Darren’s comments are right on. If anything, he didn’t go far enough in criticizing the greed of journal publishers. For example, some publishers now want submitting authors to pay a fee amounting to hundreds, or even thousands (no exaggeration) of dollars so that their article will be “open access.” This is simply rampant greed, in my opinion. Consider the fact that journal contributors provide journals with free content. Unlike most periodicals, journals do not pay contributors for all their hard work, which in this case typically amounts to hundreds of hours of work by one or more researchers and writers working collaboratively. And while I’m not arguing that we should be paid for the articles we produce, I would argue that we shouldn’t be charged exorbitant fees to bring our work to the public’s attention either. Enough is enough.

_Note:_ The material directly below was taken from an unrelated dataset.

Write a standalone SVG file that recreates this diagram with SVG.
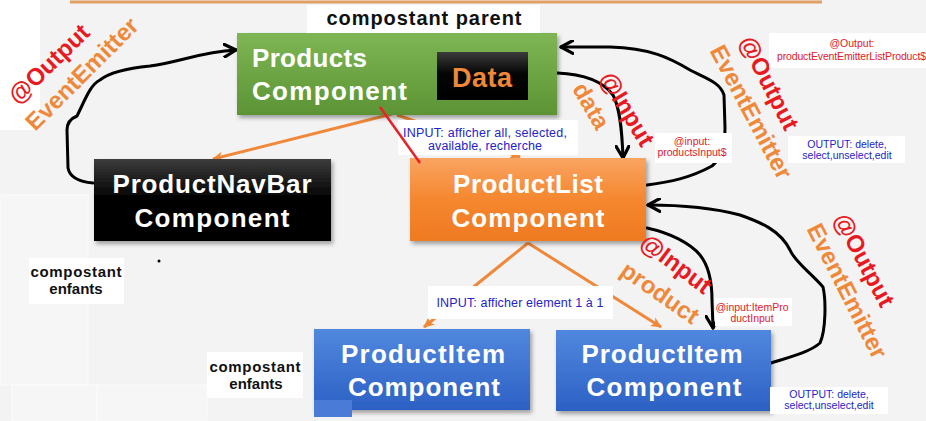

Whether or not we need peer review might be a purely theoretical discussion. The slow pace of research–largely due to the publication stage–is creating a market for fast research that does not include peer review. Major grants are now going to organizations that can quickly implement interventions without IRB and publish results in lay reports without ever having undergone review. Speed itself is now a commodity and it is one antithetical to the structure of academic research.
One option I see for speeding up the research cycle is to merge peer review with research conferences. Paper reviewers could be selected and even paid in advance of the conference. The panel could meet in-person and come to consensus about the quality of research. Perennial conferences could gain Impact Factor that makes them more attractive for high-level researchers. The conference proceedings could publish within weeks instead of months, or worse, years.
When I raise this possibility, my academic colleagues often tell me peer review is the single most important aspect of the western scientific tradition. My argument is that academia is facing the same revolution from which journalism is just emerging. If we are unwilling to adapt peer-review, we will ensure its end. We are dinosaurs.